Radon information for all Kentucky counties now available on new KGS web service
A new page on the KGS website gives information about radon, a completely natural radioactive gas that can cause lung cancer. Highlights on the page include downloadable presentations from professional conferences and a link to launch an interactive geologic radon map of Kentucky. By clicking on the map, users can find potential radon values for each kind of rock and links to flyers about radon potential in each county. The map shows the radon potential based on bedrock type, not actual values measured in homes, as a general guide. Actual in-home values may be higher or lower and may also vary according to season. Home radon testing is necessary to determine the actual radon levels in individual homes.
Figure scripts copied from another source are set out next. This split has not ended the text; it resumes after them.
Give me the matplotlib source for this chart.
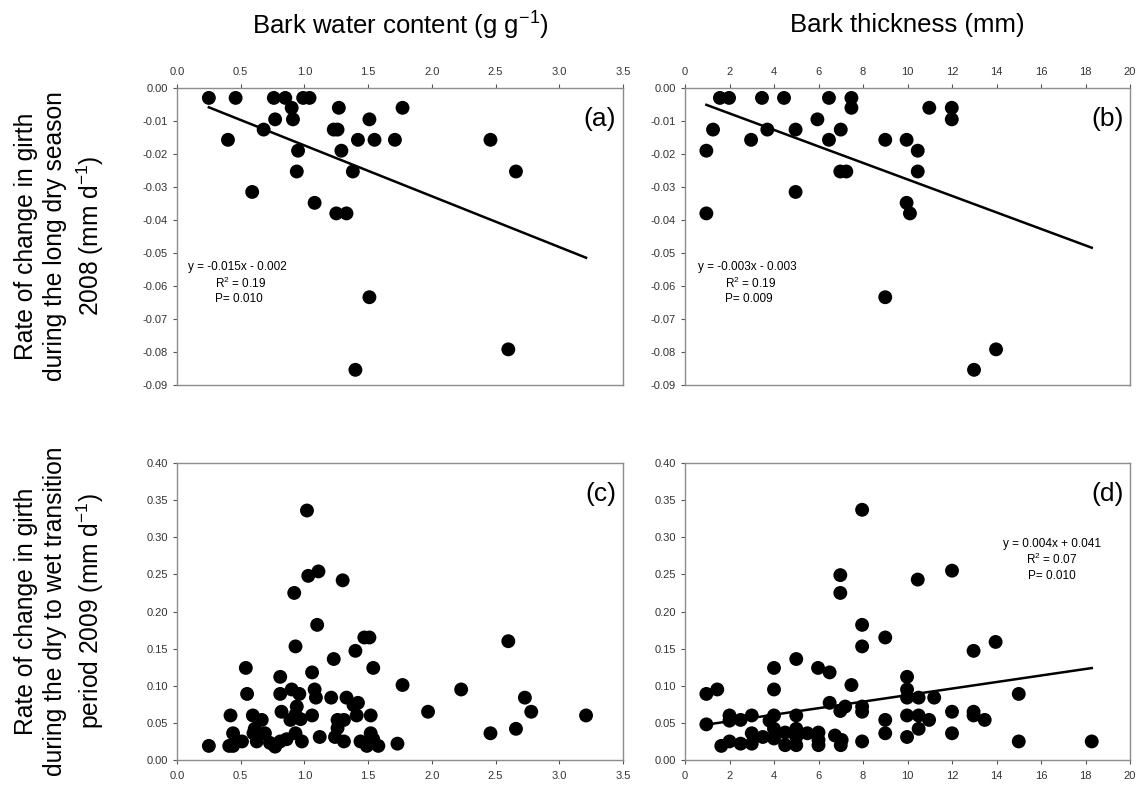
import numpy as np
import matplotlib
matplotlib.use("Agg")
import matplotlib.pyplot as plt
from matplotlib.ticker import FormatStrFormatter

plt.rcParams['font.family'] = ['Liberation Sans', 'DejaVu Sans']

# panel (a): bark water content vs girth change, long dry season 2008
wc_dry = [0.25, 0.46, 0.76, 0.85, 0.99, 1.04, 0.90, 1.27, 1.77, 0.77, 0.91, 1.51,
          0.68, 1.23, 1.26, 0.40, 1.42, 1.55, 1.71, 2.46, 0.95, 1.29, 0.94, 1.38,
          2.66, 0.59, 1.08, 1.25, 1.33, 1.51, 2.60, 1.40]
rate_dry_a = [-0.003, -0.003, -0.003, -0.003, -0.003, -0.003, -0.006, -0.006, -0.006,
              -0.0095, -0.0095, -0.0095, -0.0126, -0.0126, -0.0126, -0.0157, -0.0157,
              -0.0157, -0.0157, -0.0157, -0.019, -0.019, -0.0253, -0.0253, -0.0253,
              -0.0315, -0.0348, -0.038, -0.038, -0.0634, -0.0792, -0.0854]

# panel (b): bark thickness vs girth change, long dry season 2008
bt_dry = [1.57, 1.98, 3.46, 4.45, 6.47, 7.48, 7.48, 10.98, 11.99, 5.95, 11.99, 1.26,
          3.70, 4.97, 7.0, 2.97, 6.47, 9.0, 9.96, 0.96, 10.46, 6.98, 7.25, 10.46,
          4.97, 9.96, 10.11, 0.96, 9.0, 13.98, 12.99]
rate_dry_b = [-0.003, -0.003, -0.003, -0.003, -0.003, -0.003, -0.006, -0.006, -0.006,
              -0.0095, -0.0095, -0.0126, -0.0126, -0.0126, -0.0126, -0.0157, -0.0157,
              -0.0157, -0.0157, -0.019, -0.019, -0.0253, -0.0253, -0.0253, -0.0315,
              -0.0348, -0.038, -0.038, -0.0634, -0.0792, -0.0854]

# panel (c): bark water content vs girth change, dry to wet transition 2009
wc_wet = [1.02, 1.03, 1.11, 1.30, 0.92, 1.10, 1.47, 1.51, 2.60, 0.93, 1.40, 1.23,
          0.54, 1.54, 1.06, 0.81, 1.77, 0.90, 1.08, 2.23, 0.55, 0.81, 0.96, 1.09,
          1.21, 1.33, 2.73, 1.385, 1.42, 0.94, 0.82, 1.97, 2.78, 0.42, 0.595, 1.06,
          1.41, 1.52, 3.21, 0.93, 0.665, 0.89, 0.97, 1.26, 1.31, 0.61, 2.66, 1.26,
          0.44, 0.69, 0.93, 1.52, 2.46, 0.60, 1.12, 1.24, 0.86, 1.54, 0.51, 0.626,
          0.81, 0.98, 1.31, 1.44, 0.73, 0.25, 0.41, 0.44, 0.77, 1.49, 1.58, 1.73]
rate_wet_c = [0.336, 0.248, 0.254, 0.242, 0.225, 0.182, 0.165, 0.165, 0.160, 0.153,
              0.147, 0.136, 0.124, 0.124, 0.118, 0.112, 0.101, 0.095, 0.095, 0.095,
              0.089, 0.089, 0.089, 0.084, 0.084, 0.084, 0.084, 0.074, 0.077, 0.072,
              0.065, 0.065, 0.065, 0.060, 0.060, 0.060, 0.060, 0.060, 0.060, 0.061,
              0.054, 0.054, 0.055, 0.054, 0.054, 0.042, 0.042, 0.043, 0.036, 0.036,
              0.036, 0.036, 0.036, 0.036, 0.031, 0.031, 0.028, 0.028, 0.025, 0.025,
              0.025, 0.025, 0.025, 0.025, 0.023, 0.019, 0.019, 0.019, 0.018, 0.019,
              0.019, 0.022]

# panel (d): bark thickness vs girth change, dry to wet transition 2009
bt_wet = [7.96, 6.98, 6.98, 10.46, 12.0, 7.96, 9.0, 7.96, 13.96, 12.97, 5.0, 4.0,
          5.98, 6.5, 9.98, 7.48, 0.96, 1.45, 4.0, 9.98, 15.0, 9.98, 10.5, 11.2, 6.5,
          7.2, 7.96, 7.96, 6.98, 12.0, 12.97, 12.97, 2.0, 3.0, 4.0, 5.0, 9.98, 10.5,
          2.0, 2.5, 3.8, 9.0, 10.97, 13.47, 0.96, 4.0, 5.0, 10.5, 3.0, 4.5, 5.5, 6.0,
          9.0, 12.0, 6.74, 3.5, 4.0, 5.0, 6.0, 9.98, 2.0, 2.5, 3.0, 7.04, 7.96, 15.0,
          18.28, 1.63, 4.5, 5.0, 6.0, 7.0]
rate_wet_d = [0.337, 0.249, 0.225, 0.243, 0.255, 0.182, 0.165, 0.153, 0.159, 0.147,
              0.136, 0.124, 0.124, 0.118, 0.112, 0.101, 0.089, 0.095, 0.095, 0.095,
              0.089, 0.084, 0.084, 0.084, 0.077, 0.072, 0.072, 0.065, 0.066, 0.065,
              0.065, 0.060, 0.060, 0.060, 0.060, 0.060, 0.060, 0.060, 0.053, 0.054,
              0.053, 0.054, 0.054, 0.054, 0.048, 0.042, 0.042, 0.042, 0.036, 0.037,
              0.036, 0.037, 0.036, 0.036, 0.033, 0.031, 0.029, 0.031, 0.027, 0.031,
              0.025, 0.022, 0.022, 0.027, 0.025, 0.025, 0.025, 0.019, 0.020, 0.020,
              0.020, 0.020]

# regression lines (slope, intercept)
fit_a = (-0.0154, -0.0020)
fit_b = (-0.0025, -0.0027)
fit_d = (0.0044, 0.0434)

eq_a = ["y = -0.015x - 0.002", "R$^{\\mathregular{2}}$ = 0.19", "P= 0.010"]
eq_b = ["y = -0.003x - 0.003", "R$^{\\mathregular{2}}$ = 0.19", "P= 0.009"]
eq_d = ["y = 0.004x + 0.041", "R$^{\\mathregular{2}}$ = 0.07", "P= 0.010"]

# axis ticks
wc_ticks = [0.0, 0.5, 1.0, 1.5, 2.0, 2.5, 3.0, 3.5]
bt_ticks = [0, 2, 4, 6, 8, 10, 12, 14, 16, 18, 20]
dry_ticks = [0.00, -0.01, -0.02, -0.03, -0.04, -0.05, -0.06, -0.07, -0.08, -0.09]
wet_ticks = [0.00, 0.05, 0.10, 0.15, 0.20, 0.25, 0.30, 0.35, 0.40]

col_titles = ["Bark water content (g g$^{\\mathregular{-1}}$)", "Bark thickness (mm)"]
row_labels = ["Rate of change in girth\nduring the long dry season\n2008 (mm d$^{\\mathregular{-1}}$)",
              "Rate of change in girth\nduring the dry to wet transition\nperiod 2009 (mm d$^{\\mathregular{-1}}$)"]

fig = plt.figure(figsize=(11.4, 7.95), dpi=100)
W, H = 1140.0, 795.0

def make_ax(l, r, t, b):
    return fig.add_axes([l / W, 1 - b / H, (r - l) / W, (b - t) / H])

ax_a = make_ax(177, 623, 88, 385)
ax_b = make_ax(685, 1130, 88, 385)
ax_c = make_ax(177, 623, 463, 760)
ax_d = make_ax(685, 1130, 463, 760)

spine_col = '#8c8c8c'
for ax in [ax_a, ax_b, ax_c, ax_d]:
    for s in ax.spines.values():
        s.set_color(spine_col)
        s.set_linewidth(1.0)
    ax.tick_params(direction='out', length=3, width=0.8, color='#555555',
                   labelsize=8, labelcolor='#333333')
    ax.tick_params(axis='x', pad=5)

def fit_line(ax, fit, xs):
    xx = np.array([min(xs), max(xs)])
    ax.plot(xx, fit[0] * xx + fit[1], color='black', lw=1.8, zorder=2)

dot = dict(s=100, color='black', edgecolors='none', zorder=3)

# top row
for ax, x, y in [(ax_a, wc_dry, rate_dry_a), (ax_b, bt_dry, rate_dry_b)]:
    ax.scatter(x, y, **dot)
    ax.set_ylim(-0.09, 0.0)
    ax.set_yticks(dry_ticks)
    ax.set_yticklabels(['%.2f' % v if v != 0 else '0.00' for v in dry_ticks])
    ax.xaxis.tick_top()

# bottom row
for ax, x, y in [(ax_c, wc_wet, rate_wet_c), (ax_d, bt_wet, rate_wet_d)]:
    ax.scatter(x, y, **dot)
    ax.set_ylim(0, 0.40)
    ax.set_yticks(wet_ticks)
    ax.yaxis.set_major_formatter(FormatStrFormatter('%.2f'))

for ax in [ax_a, ax_c]:
    ax.set_xlim(0, 3.5)
    ax.set_xticks(wc_ticks)
    ax.xaxis.set_major_formatter(FormatStrFormatter('%.1f'))
for ax in [ax_b, ax_d]:
    ax.set_xlim(0, 20)
    ax.set_xticks(bt_ticks)

fit_line(ax_a, fit_a, wc_dry + wc_wet)
fit_line(ax_b, fit_b, bt_dry + bt_wet)
fit_line(ax_d, fit_d, bt_dry + bt_wet)

# panel letters
for ax, lab in zip([ax_a, ax_b, ax_c, ax_d], ["(a)", "(b)", "(c)", "(d)"]):
    ax.text(0.985, 0.895, lab, transform=ax.transAxes, ha='right', va='center',
            fontsize=19)

# equations
def eq_block(ax, lines, x0, x1, y0, dy, ha):
    ax.text(x0, y0, lines[0], ha=ha, va='center', fontsize=8.5)
    ax.text(x1, y0 - dy, lines[1], ha=ha, va='center', fontsize=8.5)
    ax.text(x1, y0 - 2 * dy, lines[2], ha=ha, va='center', fontsize=8.5)

eq_block(ax_a, eq_a, 0.09, 0.30, -0.0543, 0.0048, 'left')
eq_block(ax_b, eq_b, 0.58, 1.8, -0.0543, 0.0048, 'left')
eq_block(ax_d, eq_d, 16.5, 16.5, 0.291, 0.0215, 'center')

# column titles
fig.text(400 / W, 1 - 25 / H, col_titles[0], ha='center', va='center', fontsize=18.5)
fig.text(907 / W, 1 - 25 / H, col_titles[1], ha='center', va='center', fontsize=18.5)

# row labels
for lab, yc in zip(row_labels, [236, 611]):
    fig.text(60 / W, 1 - yc / H, lab, rotation=90, ha='center', va='center',
             multialignment='center', fontsize=17.7, linespacing=1.3)

fig.savefig("out.png", dpi=100)
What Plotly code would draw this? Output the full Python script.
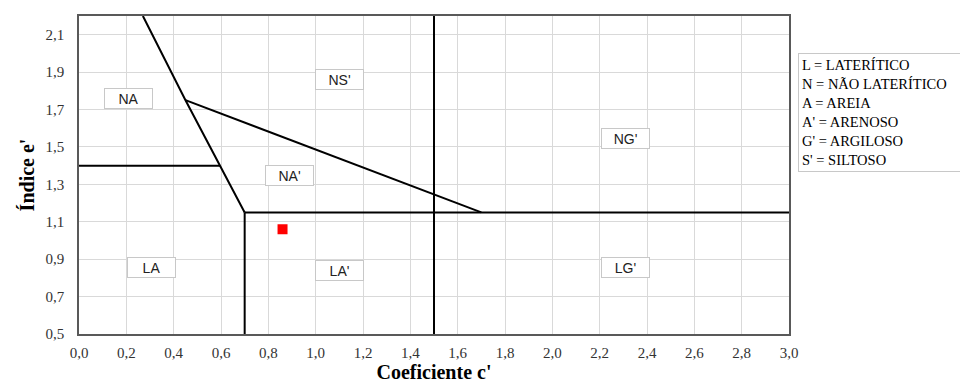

KGS collaborates with the UK College of Nursing’s BREATHE program (Bridging Research Efforts and Advocacy Toward Healthy Environments) to determine areas of the state with greater potential for radon exposure. The KGS-BREATHE partnership promotes in-home testing for the invisible and odorless gas. Radon is the second leading cause of lung cancer, and Kentucky’s high smoking rate increases the danger posed by radon. Exposure to tobacco smoke and radon together can increase the chances of developing lung cancer up to 10 times.
As part of the partnership, KGS geologist Bethany Overfield created radon potential maps for each of Kentucky’s 120 counties and, more recently, the new interactive web map. Different geologic rock units contain varying amounts of uranium, which decays to produce radon. The county and statewide maps will help people see differences in indoor radon potential across the state and help them decide whether to test their homes.
KGS recently acquired two portable radon detectors capable of testing both soil and water for the gas, further increasing our capability of providing information about the geologic factors that control radon occurrence in Kentucky.